● **REQUIREMENTS**
Return the data exactly, with all pictures removed.

··· DATA SEGMENT ···

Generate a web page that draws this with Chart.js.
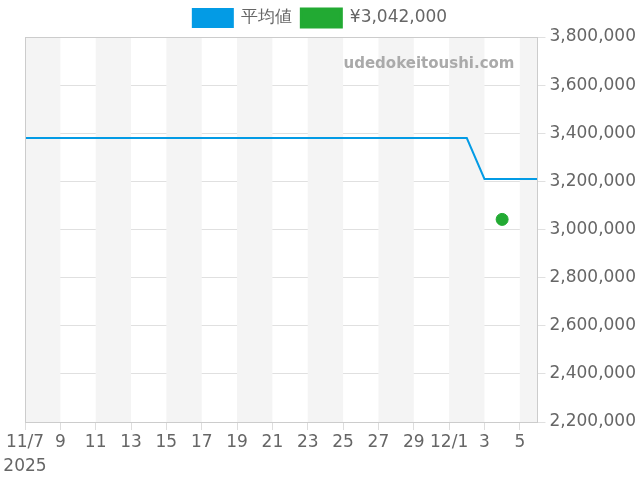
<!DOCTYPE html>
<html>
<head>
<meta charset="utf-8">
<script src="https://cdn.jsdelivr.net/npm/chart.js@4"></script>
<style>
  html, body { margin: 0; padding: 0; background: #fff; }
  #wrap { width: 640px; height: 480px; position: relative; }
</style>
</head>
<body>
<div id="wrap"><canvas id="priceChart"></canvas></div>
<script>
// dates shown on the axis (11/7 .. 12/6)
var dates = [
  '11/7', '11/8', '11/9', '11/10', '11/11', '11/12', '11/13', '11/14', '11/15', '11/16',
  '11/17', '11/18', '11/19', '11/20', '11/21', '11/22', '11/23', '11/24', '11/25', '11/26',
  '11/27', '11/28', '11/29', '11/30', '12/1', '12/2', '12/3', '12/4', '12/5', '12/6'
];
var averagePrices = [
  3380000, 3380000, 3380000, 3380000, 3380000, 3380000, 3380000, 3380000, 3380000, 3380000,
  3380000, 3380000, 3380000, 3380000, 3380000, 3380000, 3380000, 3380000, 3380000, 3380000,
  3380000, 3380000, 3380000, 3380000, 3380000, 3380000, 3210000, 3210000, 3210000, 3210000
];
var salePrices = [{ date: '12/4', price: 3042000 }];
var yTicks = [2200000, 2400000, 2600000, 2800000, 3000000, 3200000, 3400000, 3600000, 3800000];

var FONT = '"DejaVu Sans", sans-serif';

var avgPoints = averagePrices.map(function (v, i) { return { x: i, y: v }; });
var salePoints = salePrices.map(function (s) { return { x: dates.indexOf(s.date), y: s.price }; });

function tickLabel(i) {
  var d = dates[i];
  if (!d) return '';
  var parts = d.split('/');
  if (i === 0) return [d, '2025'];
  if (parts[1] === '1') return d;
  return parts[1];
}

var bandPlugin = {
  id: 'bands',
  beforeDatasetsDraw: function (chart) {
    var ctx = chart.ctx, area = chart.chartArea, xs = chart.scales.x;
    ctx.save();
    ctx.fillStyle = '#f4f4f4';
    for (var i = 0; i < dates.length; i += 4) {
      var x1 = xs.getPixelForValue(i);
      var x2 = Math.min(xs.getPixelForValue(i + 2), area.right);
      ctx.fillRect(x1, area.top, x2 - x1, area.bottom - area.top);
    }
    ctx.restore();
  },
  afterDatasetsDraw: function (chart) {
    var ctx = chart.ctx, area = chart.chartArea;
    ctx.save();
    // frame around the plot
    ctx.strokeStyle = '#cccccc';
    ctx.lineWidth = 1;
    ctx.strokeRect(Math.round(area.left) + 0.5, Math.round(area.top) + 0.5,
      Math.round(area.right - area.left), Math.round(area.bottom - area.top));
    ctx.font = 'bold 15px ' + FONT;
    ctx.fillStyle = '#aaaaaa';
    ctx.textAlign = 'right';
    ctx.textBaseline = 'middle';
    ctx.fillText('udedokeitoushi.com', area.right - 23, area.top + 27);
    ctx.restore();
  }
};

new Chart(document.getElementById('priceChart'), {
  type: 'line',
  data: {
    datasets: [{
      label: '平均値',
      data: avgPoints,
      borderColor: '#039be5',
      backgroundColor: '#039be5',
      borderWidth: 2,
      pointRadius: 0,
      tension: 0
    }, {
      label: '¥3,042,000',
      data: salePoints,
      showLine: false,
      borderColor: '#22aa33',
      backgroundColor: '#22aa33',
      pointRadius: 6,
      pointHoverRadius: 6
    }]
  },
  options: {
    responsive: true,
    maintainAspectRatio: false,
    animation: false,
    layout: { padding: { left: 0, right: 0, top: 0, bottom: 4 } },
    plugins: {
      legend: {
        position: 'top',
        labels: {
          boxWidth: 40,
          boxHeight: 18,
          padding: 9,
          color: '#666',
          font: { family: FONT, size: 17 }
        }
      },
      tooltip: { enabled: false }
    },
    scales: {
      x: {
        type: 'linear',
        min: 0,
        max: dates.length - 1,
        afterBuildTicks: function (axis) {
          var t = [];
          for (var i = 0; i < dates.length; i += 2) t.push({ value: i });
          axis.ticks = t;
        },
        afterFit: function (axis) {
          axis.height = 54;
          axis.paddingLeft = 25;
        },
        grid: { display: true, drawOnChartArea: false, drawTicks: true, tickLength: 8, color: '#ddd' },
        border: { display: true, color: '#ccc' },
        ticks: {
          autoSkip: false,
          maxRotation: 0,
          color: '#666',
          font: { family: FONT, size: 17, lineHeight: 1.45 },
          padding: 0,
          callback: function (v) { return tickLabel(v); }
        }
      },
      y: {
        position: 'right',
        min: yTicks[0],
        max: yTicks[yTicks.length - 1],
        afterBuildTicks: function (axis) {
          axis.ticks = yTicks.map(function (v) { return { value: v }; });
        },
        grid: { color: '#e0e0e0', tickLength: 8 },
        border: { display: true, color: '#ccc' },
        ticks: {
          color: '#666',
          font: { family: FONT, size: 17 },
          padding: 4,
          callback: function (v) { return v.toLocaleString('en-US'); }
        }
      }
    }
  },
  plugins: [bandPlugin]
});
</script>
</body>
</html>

···

● **OUTPUT BELOW**
Generate a web page that draws this with Chart.js.
<!DOCTYPE html>
<html>
<head>
<meta charset="utf-8">
<script src="https://cdn.jsdelivr.net/npm/chart.js@4"></script>
<style>
  html, body { margin: 0; padding: 0; background: #fff; }
  #wrap { width: 640px; height: 480px; position: relative; }
</style>
</head>
<body>
<div id="wrap"><canvas id="priceChart"></canvas></div>
<script>
// dates shown on the axis (11/7 .. 12/6)
var dates = [
  '11/7', '11/8', '11/9', '11/10', '11/11', '11/12', '11/13', '11/14', '11/15', '11/16',
  '11/17', '11/18', '11/19', '11/20', '11/21', '11/22', '11/23', '11/24', '11/25', '11/26',
  '11/27', '11/28', '11/29', '11/30', '12/1', '12/2', '12/3', '12/4', '12/5', '12/6'
];
var averagePrices = [
  3380000, 3380000, 3380000, 3380000, 3380000, 3380000, 3380000, 3380000, 3380000, 3380000,
  3380000, 3380000, 3380000, 3380000, 3380000, 3380000, 3380000, 3380000, 3380000, 3380000,
  3380000, 3380000, 3380000, 3380000, 3380000, 3380000, 3210000, 3210000, 3210000, 3210000
];
var salePrices = [{ date: '12/4', price: 3042000 }];
var yTicks = [2200000, 2400000, 2600000, 2800000, 3000000, 3200000, 3400000, 3600000, 3800000];

var FONT = '"DejaVu Sans", sans-serif';

var avgPoints = averagePrices.map(function (v, i) { return { x: i, y: v }; });
var salePoints = salePrices.map(function (s) { return { x: dates.indexOf(s.date), y: s.price }; });

function tickLabel(i) {
  var d = dates[i];
  if (!d) return '';
  var parts = d.split('/');
  if (i === 0) return [d, '2025'];
  if (parts[1] === '1') return d;
  return parts[1];
}

var bandPlugin = {
  id: 'bands',
  beforeDatasetsDraw: function (chart) {
    var ctx = chart.ctx, area = chart.chartArea, xs = chart.scales.x;
    ctx.save();
    ctx.fillStyle = '#f4f4f4';
    for (var i = 0; i < dates.length; i += 4) {
      var x1 = xs.getPixelForValue(i);
      var x2 = Math.min(xs.getPixelForValue(i + 2), area.right);
      ctx.fillRect(x1, area.top, x2 - x1, area.bottom - area.top);
    }
    ctx.restore();
  },
  afterDatasetsDraw: function (chart) {
    var ctx = chart.ctx, area = chart.chartArea;
    ctx.save();
    // frame around the plot
    ctx.strokeStyle = '#cccccc';
    ctx.lineWidth = 1;
    ctx.strokeRect(Math.round(area.left) + 0.5, Math.round(area.top) + 0.5,
      Math.round(area.right - area.left), Math.round(area.bottom - area.top));
    ctx.font = 'bold 15px ' + FONT;
    ctx.fillStyle = '#aaaaaa';
    ctx.textAlign = 'right';
    ctx.textBaseline = 'middle';
    ctx.fillText('udedokeitoushi.com', area.right - 23, area.top + 27);
    ctx.restore();
  }
};

new Chart(document.getElementById('priceChart'), {
  type: 'line',
  data: {
    datasets: [{
      label: '平均値',
      data: avgPoints,
      borderColor: '#039be5',
      backgroundColor: '#039be5',
      borderWidth: 2,
      pointRadius: 0,
      tension: 0
    }, {
      label: '¥3,042,000',
      data: salePoints,
      showLine: false,
      borderColor: '#22aa33',
      backgroundColor: '#22aa33',
      pointRadius: 6,
      pointHoverRadius: 6
    }]
  },
  options: {
    responsive: true,
    maintainAspectRatio: false,
    animation: false,
    layout: { padding: { left: 0, right: 0, top: 0, bottom: 4 } },
    plugins: {
      legend: {
        position: 'top',
        labels: {
          boxWidth: 40,
          boxHeight: 18,
          padding: 9,
          color: '#666',
          font: { family: FONT, size: 17 }
        }
      },
      tooltip: { enabled: false }
    },
    scales: {
      x: {
        type: 'linear',
        min: 0,
        max: dates.length - 1,
        afterBuildTicks: function (axis) {
          var t = [];
          for (var i = 0; i < dates.length; i += 2) t.push({ value: i });
          axis.ticks = t;
        },
        afterFit: function (axis) {
          axis.height = 54;
          axis.paddingLeft = 25;
        },
        grid: { display: true, drawOnChartArea: false, drawTicks: true, tickLength: 8, color: '#ddd' },
        border: { display: true, color: '#ccc' },
        ticks: {
          autoSkip: false,
          maxRotation: 0,
          color: '#666',
          font: { family: FONT, size: 17, lineHeight: 1.45 },
          padding: 0,
          callback: function (v) { return tickLabel(v); }
        }
      },
      y: {
        position: 'right',
        min: yTicks[0],
        max: yTicks[yTicks.length - 1],
        afterBuildTicks: function (axis) {
          axis.ticks = yTicks.map(function (v) { return { value: v }; });
        },
        grid: { color: '#e0e0e0', tickLength: 8 },
        border: { display: true, color: '#ccc' },
        ticks: {
          color: '#666',
          font: { family: FONT, size: 17 },
          padding: 4,
          callback: function (v) { return v.toLocaleString('en-US'); }
        }
      }
    }
  },
  plugins: [bandPlugin]
});
</script>
</body>
</html>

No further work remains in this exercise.